**Written problem**
Produce an exact transcription of the listing below, omitting the pictures.

[start]

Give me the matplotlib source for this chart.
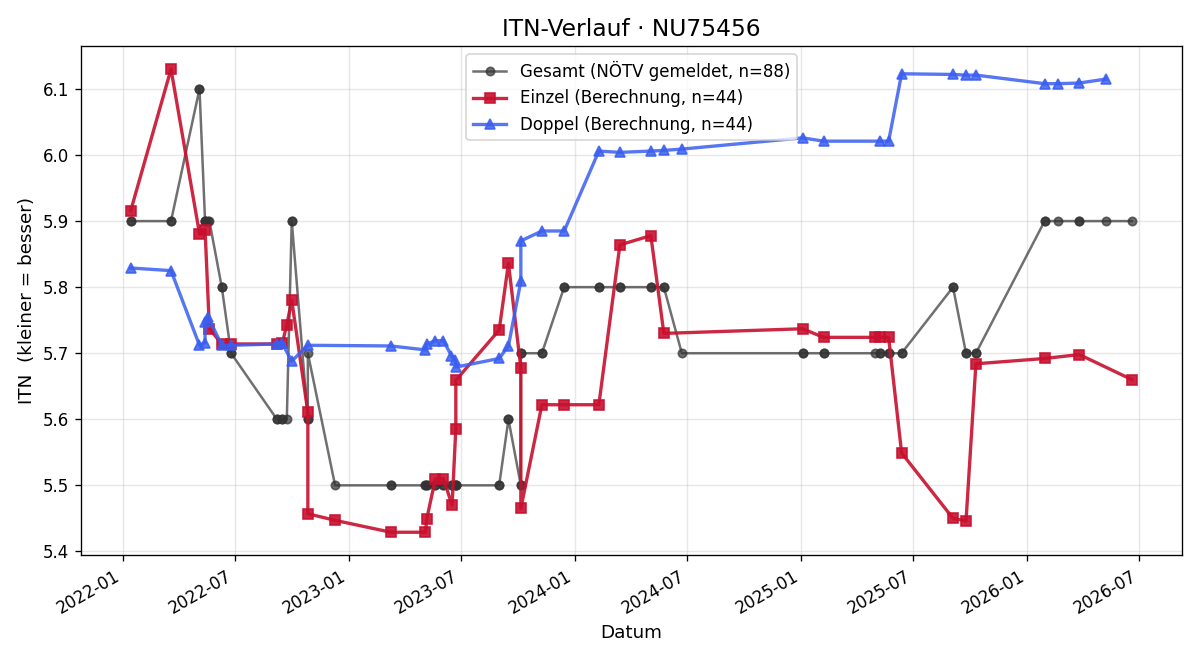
import matplotlib
matplotlib.use("Agg")
import matplotlib.pyplot as plt
import matplotlib.dates as mdates
import pandas as pd

# Einzel (Berechnung)
einzel_datum = ["2022-01-14", "2022-03-20", "2022-05-05", "2022-05-14", "2022-05-21",
                "2022-06-10", "2022-06-25", "2022-09-07", "2022-09-16", "2022-09-23",
                "2022-10-01", "2022-10-27", "2022-10-27", "2022-12-10", "2023-03-10",
                "2023-05-05", "2023-05-07", "2023-05-21", "2023-06-03", "2023-06-17",
                "2023-06-23", "2023-06-23", "2023-09-01", "2023-09-16", "2023-10-06",
                "2023-10-06", "2023-11-09", "2023-12-15", "2024-02-09", "2024-03-14",
                "2024-05-03", "2024-05-24", "2025-01-03", "2025-02-06", "2025-04-30",
                "2025-05-08", "2025-05-22", "2025-06-12", "2025-09-03", "2025-09-24",
                "2025-10-10", "2026-01-29", "2026-03-26", "2026-06-19"]
einzel_itn = [5.916, 6.130, 5.881, 5.887, 5.737,
              5.714, 5.714, 5.714, 5.716, 5.743,
              5.780, 5.611, 5.457, 5.447, 5.429,
              5.429, 5.449, 5.510, 5.510, 5.470,
              5.586, 5.659, 5.735, 5.836, 5.678,
              5.465, 5.622, 5.622, 5.622, 5.864,
              5.878, 5.730, 5.737, 5.724, 5.724,
              5.724, 5.724, 5.549, 5.450, 5.446,
              5.684, 5.692, 5.698, 5.660]

# Doppel (Berechnung)
doppel_datum = ["2022-01-14", "2022-03-20", "2022-05-05", "2022-05-14", "2022-05-14",
                "2022-05-19", "2022-06-10", "2022-06-25", "2022-09-07", "2022-09-15",
                "2022-10-01", "2022-10-27", "2023-03-10", "2023-05-05", "2023-05-07",
                "2023-05-21", "2023-06-03", "2023-06-16", "2023-06-22", "2023-06-23",
                "2023-09-01", "2023-09-16", "2023-10-06", "2023-10-06", "2023-11-09",
                "2023-12-15", "2024-02-09", "2024-03-14", "2024-05-03", "2024-05-24",
                "2024-06-22", "2025-01-03", "2025-02-06", "2025-05-08", "2025-05-22",
                "2025-06-12", "2025-09-03", "2025-09-24", "2025-10-10", "2026-01-29",
                "2026-02-19", "2026-03-26", "2026-05-08"]
doppel_itn = [5.829, 5.825, 5.712, 5.716, 5.748,
              5.755, 5.712, 5.712, 5.714, 5.716,
              5.688, 5.712, 5.711, 5.705, 5.714,
              5.719, 5.719, 5.696, 5.690, 5.679,
              5.692, 5.711, 5.809, 5.870, 5.885,
              5.885, 6.006, 6.004, 6.006, 6.007,
              6.009, 6.026, 6.021, 6.021, 6.021,
              6.123, 6.122, 6.121, 6.121, 6.108,
              6.108, 6.109, 6.115]

# Gesamt (NÖTV gemeldet)
gesamt_datum = ["2022-01-14", "2022-01-14", "2022-03-20", "2022-03-20", "2022-05-05",
                "2022-05-05", "2022-05-14", "2022-05-14", "2022-05-14", "2022-05-19",
                "2022-05-21", "2022-06-10", "2022-06-10", "2022-06-25", "2022-06-25",
                "2022-09-07", "2022-09-07", "2022-09-15", "2022-09-16", "2022-09-23",
                "2022-10-01", "2022-10-01", "2022-10-27", "2022-10-27", "2022-10-27",
                "2022-12-10", "2023-03-10", "2023-03-10", "2023-05-05", "2023-05-05",
                "2023-05-07", "2023-05-07", "2023-05-21", "2023-05-21", "2023-06-03",
                "2023-06-03", "2023-06-16", "2023-06-17", "2023-06-22", "2023-06-23",
                "2023-06-23", "2023-06-23", "2023-09-01", "2023-09-01", "2023-09-16",
                "2023-09-16", "2023-10-06", "2023-10-06", "2023-10-06", "2023-10-06",
                "2023-11-09", "2023-11-09", "2023-12-15", "2023-12-15", "2024-02-09",
                "2024-02-09", "2024-03-14", "2024-03-14", "2024-05-03", "2024-05-03",
                "2024-05-24", "2024-05-24", "2024-06-22", "2025-01-03", "2025-01-03",
                "2025-02-06", "2025-02-06", "2025-04-30", "2025-05-08", "2025-05-08",
                "2025-05-22", "2025-05-22", "2025-06-12", "2025-06-12", "2025-09-03",
                "2025-09-03", "2025-09-24", "2025-09-24", "2025-10-10", "2025-10-10",
                "2026-01-29", "2026-01-29", "2026-02-19", "2026-03-26", "2026-03-26",
                "2026-05-08", "2026-06-19"]
gesamt_itn = [5.9, 5.9, 5.9, 5.9, 6.1,
              6.1, 5.9, 5.9, 5.9, 5.9,
              5.9, 5.8, 5.8, 5.7, 5.7,
              5.6, 5.6, 5.6, 5.6, 5.6,
              5.9, 5.9, 5.6, 5.6, 5.7,
              5.5, 5.5, 5.5, 5.5, 5.5,
              5.5, 5.5, 5.5, 5.5, 5.5,
              5.5, 5.5, 5.5, 5.5, 5.5,
              5.5, 5.5, 5.5, 5.5, 5.6,
              5.6, 5.5, 5.5, 5.7, 5.7,
              5.7, 5.7, 5.8, 5.8, 5.8,
              5.8, 5.8, 5.8, 5.8, 5.8,
              5.8, 5.8, 5.7, 5.7, 5.7,
              5.7, 5.7, 5.7, 5.7, 5.7,
              5.7, 5.7, 5.7, 5.7, 5.8,
              5.8, 5.7, 5.7, 5.7, 5.7,
              5.9, 5.9, 5.9, 5.9, 5.9,
              5.9, 5.9]

xg = pd.to_datetime(gesamt_datum)
xe = pd.to_datetime(einzel_datum)
xd = pd.to_datetime(doppel_datum)

fig, ax = plt.subplots(figsize=(10, 5.5), dpi=120)

ax.plot(xg, gesamt_itn, marker="o", color="#333333", alpha=0.7, linewidth=1.5,
        markersize=5, label="Gesamt (NÖTV gemeldet, n=88)")
ax.plot(xe, einzel_itn, marker="s", color="#c8102e", alpha=0.9, linewidth=2,
        markersize=6, label="Einzel (Berechnung, n=44)")
ax.plot(xd, doppel_itn, marker="^", color="#3a5ef0", alpha=0.85, linewidth=2,
        markersize=6, label="Doppel (Berechnung, n=44)")

#Legendas
ax.set_title("ITN-Verlauf · NU75456", fontsize=14)
ax.set_xlabel("Datum", fontsize=11)
ax.set_ylabel("ITN  (kleiner = besser)", fontsize=11)

ax.xaxis.set_major_locator(mdates.MonthLocator(bymonth=[1, 7]))
ax.xaxis.set_major_formatter(mdates.DateFormatter("%Y-%m"))
ax.grid(True, alpha=0.3)
ax.legend(loc="upper center")
fig.autofmt_xdate()

fig.tight_layout()
fig.savefig("out.png")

[end]

**Exercise result**
Give me the matplotlib source for this chart.
import matplotlib
matplotlib.use("Agg")
import matplotlib.pyplot as plt
import matplotlib.dates as mdates
import pandas as pd

# Einzel (Berechnung)
einzel_datum = ["2022-01-14", "2022-03-20", "2022-05-05", "2022-05-14", "2022-05-21",
                "2022-06-10", "2022-06-25", "2022-09-07", "2022-09-16", "2022-09-23",
                "2022-10-01", "2022-10-27", "2022-10-27", "2022-12-10", "2023-03-10",
                "2023-05-05", "2023-05-07", "2023-05-21", "2023-06-03", "2023-06-17",
                "2023-06-23", "2023-06-23", "2023-09-01", "2023-09-16", "2023-10-06",
                "2023-10-06", "2023-11-09", "2023-12-15", "2024-02-09", "2024-03-14",
                "2024-05-03", "2024-05-24", "2025-01-03", "2025-02-06", "2025-04-30",
                "2025-05-08", "2025-05-22", "2025-06-12", "2025-09-03", "2025-09-24",
                "2025-10-10", "2026-01-29", "2026-03-26", "2026-06-19"]
einzel_itn = [5.916, 6.130, 5.881, 5.887, 5.737,
              5.714, 5.714, 5.714, 5.716, 5.743,
              5.780, 5.611, 5.457, 5.447, 5.429,
              5.429, 5.449, 5.510, 5.510, 5.470,
              5.586, 5.659, 5.735, 5.836, 5.678,
              5.465, 5.622, 5.622, 5.622, 5.864,
              5.878, 5.730, 5.737, 5.724, 5.724,
              5.724, 5.724, 5.549, 5.450, 5.446,
              5.684, 5.692, 5.698, 5.660]

# Doppel (Berechnung)
doppel_datum = ["2022-01-14", "2022-03-20", "2022-05-05", "2022-05-14", "2022-05-14",
                "2022-05-19", "2022-06-10", "2022-06-25", "2022-09-07", "2022-09-15",
                "2022-10-01", "2022-10-27", "2023-03-10", "2023-05-05", "2023-05-07",
                "2023-05-21", "2023-06-03", "2023-06-16", "2023-06-22", "2023-06-23",
                "2023-09-01", "2023-09-16", "2023-10-06", "2023-10-06", "2023-11-09",
                "2023-12-15", "2024-02-09", "2024-03-14", "2024-05-03", "2024-05-24",
                "2024-06-22", "2025-01-03", "2025-02-06", "2025-05-08", "2025-05-22",
                "2025-06-12", "2025-09-03", "2025-09-24", "2025-10-10", "2026-01-29",
                "2026-02-19", "2026-03-26", "2026-05-08"]
doppel_itn = [5.829, 5.825, 5.712, 5.716, 5.748,
              5.755, 5.712, 5.712, 5.714, 5.716,
              5.688, 5.712, 5.711, 5.705, 5.714,
              5.719, 5.719, 5.696, 5.690, 5.679,
              5.692, 5.711, 5.809, 5.870, 5.885,
              5.885, 6.006, 6.004, 6.006, 6.007,
              6.009, 6.026, 6.021, 6.021, 6.021,
              6.123, 6.122, 6.121, 6.121, 6.108,
              6.108, 6.109, 6.115]

# Gesamt (NÖTV gemeldet)
gesamt_datum = ["2022-01-14", "2022-01-14", "2022-03-20", "2022-03-20", "2022-05-05",
                "2022-05-05", "2022-05-14", "2022-05-14", "2022-05-14", "2022-05-19",
                "2022-05-21", "2022-06-10", "2022-06-10", "2022-06-25", "2022-06-25",
                "2022-09-07", "2022-09-07", "2022-09-15", "2022-09-16", "2022-09-23",
                "2022-10-01", "2022-10-01", "2022-10-27", "2022-10-27", "2022-10-27",
                "2022-12-10", "2023-03-10", "2023-03-10", "2023-05-05", "2023-05-05",
                "2023-05-07", "2023-05-07", "2023-05-21", "2023-05-21", "2023-06-03",
                "2023-06-03", "2023-06-16", "2023-06-17", "2023-06-22", "2023-06-23",
                "2023-06-23", "2023-06-23", "2023-09-01", "2023-09-01", "2023-09-16",
                "2023-09-16", "2023-10-06", "2023-10-06", "2023-10-06", "2023-10-06",
                "2023-11-09", "2023-11-09", "2023-12-15", "2023-12-15", "2024-02-09",
                "2024-02-09", "2024-03-14", "2024-03-14", "2024-05-03", "2024-05-03",
                "2024-05-24", "2024-05-24", "2024-06-22", "2025-01-03", "2025-01-03",
                "2025-02-06", "2025-02-06", "2025-04-30", "2025-05-08", "2025-05-08",
                "2025-05-22", "2025-05-22", "2025-06-12", "2025-06-12", "2025-09-03",
                "2025-09-03", "2025-09-24", "2025-09-24", "2025-10-10", "2025-10-10",
                "2026-01-29", "2026-01-29", "2026-02-19", "2026-03-26", "2026-03-26",
                "2026-05-08", "2026-06-19"]
gesamt_itn = [5.9, 5.9, 5.9, 5.9, 6.1,
              6.1, 5.9, 5.9, 5.9, 5.9,
              5.9, 5.8, 5.8, 5.7, 5.7,
              5.6, 5.6, 5.6, 5.6, 5.6,
              5.9, 5.9, 5.6, 5.6, 5.7,
              5.5, 5.5, 5.5, 5.5, 5.5,
              5.5, 5.5, 5.5, 5.5, 5.5,
              5.5, 5.5, 5.5, 5.5, 5.5,
              5.5, 5.5, 5.5, 5.5, 5.6,
              5.6, 5.5, 5.5, 5.7, 5.7,
              5.7, 5.7, 5.8, 5.8, 5.8,
              5.8, 5.8, 5.8, 5.8, 5.8,
              5.8, 5.8, 5.7, 5.7, 5.7,
              5.7, 5.7, 5.7, 5.7, 5.7,
              5.7, 5.7, 5.7, 5.7, 5.8,
              5.8, 5.7, 5.7, 5.7, 5.7,
              5.9, 5.9, 5.9, 5.9, 5.9,
              5.9, 5.9]

xg = pd.to_datetime(gesamt_datum)
xe = pd.to_datetime(einzel_datum)
xd = pd.to_datetime(doppel_datum)

fig, ax = plt.subplots(figsize=(10, 5.5), dpi=120)

ax.plot(xg, gesamt_itn, marker="o", color="#333333", alpha=0.7, linewidth=1.5,
        markersize=5, label="Gesamt (NÖTV gemeldet, n=88)")
ax.plot(xe, einzel_itn, marker="s", color="#c8102e", alpha=0.9, linewidth=2,
        markersize=6, label="Einzel (Berechnung, n=44)")
ax.plot(xd, doppel_itn, marker="^", color="#3a5ef0", alpha=0.85, linewidth=2,
        markersize=6, label="Doppel (Berechnung, n=44)")

#Legendas
ax.set_title("ITN-Verlauf · NU75456", fontsize=14)
ax.set_xlabel("Datum", fontsize=11)
ax.set_ylabel("ITN  (kleiner = besser)", fontsize=11)

ax.xaxis.set_major_locator(mdates.MonthLocator(bymonth=[1, 7]))
ax.xaxis.set_major_formatter(mdates.DateFormatter("%Y-%m"))
ax.grid(True, alpha=0.3)
ax.legend(loc="upper center")
fig.autofmt_xdate()

fig.tight_layout()
fig.savefig("out.png")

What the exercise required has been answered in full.